Beginnend mit dem 2002 erschienenen Album „Dancing Down the Stony Road“begann er sich ganz dem Genre zu widmen, wegen dem er ursprünglich ins Musikgeschäft gegangen war. Mit mehr als 30 Millionen verkauften Platten im Rücken musste Rea auf kommerzielle Aspekte keine Rücksicht mehr nehmen und veröffentlichte mit „Blue Guitars“ein voluminöses Boxset samt Buch, in dem er mit 137 Songs die Geschichte des Blues von seinen Wurzeln an erzählte. Wer aufgrund der Radiohits übersehen hatte, was für ein herausragender und vielseitiger Gitarrist Rea war, wurde spätestens hier eines Besseren belehrt.
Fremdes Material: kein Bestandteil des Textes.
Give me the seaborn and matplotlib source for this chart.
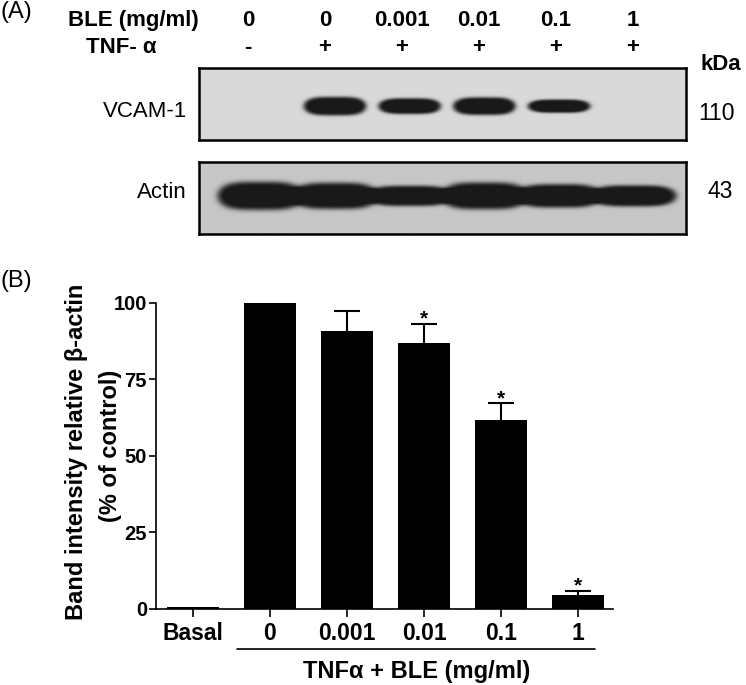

Trotz seiner schweren Erkrankungen kehrte der leidenschaftliche Musiker immer wieder auf die Bühne zurück, so auch zur Veröffentlichung seines 24. Studioalbums „Road Songs for Lovers“im Herbst 2017. Nach 34 erfolgreich absolvierten Auftritten kollabierte er dann auf der Bühne des New Theatre Oxford. Auch wenn er das Krankenhaus wieder verlassen konnte, beendete der Vorfall weitere Tourpläne des Musikers, der sich seitdem der Pflege seines Musikkatalogs widmet – zuletzt mit der Veröffentlichung von „ERA 1“, einer hörenswerten Sammlung früher Singles und Raritäten. Dass er nie wieder auf einer Bühne stehen wird, ist damit aber nicht gesagt – schließlich nannte ihn ein britisches Musikmagazin schon 2017 „Rock’s Ultimate Survivor“, den ultimativen Überlebenden der Rockmusik.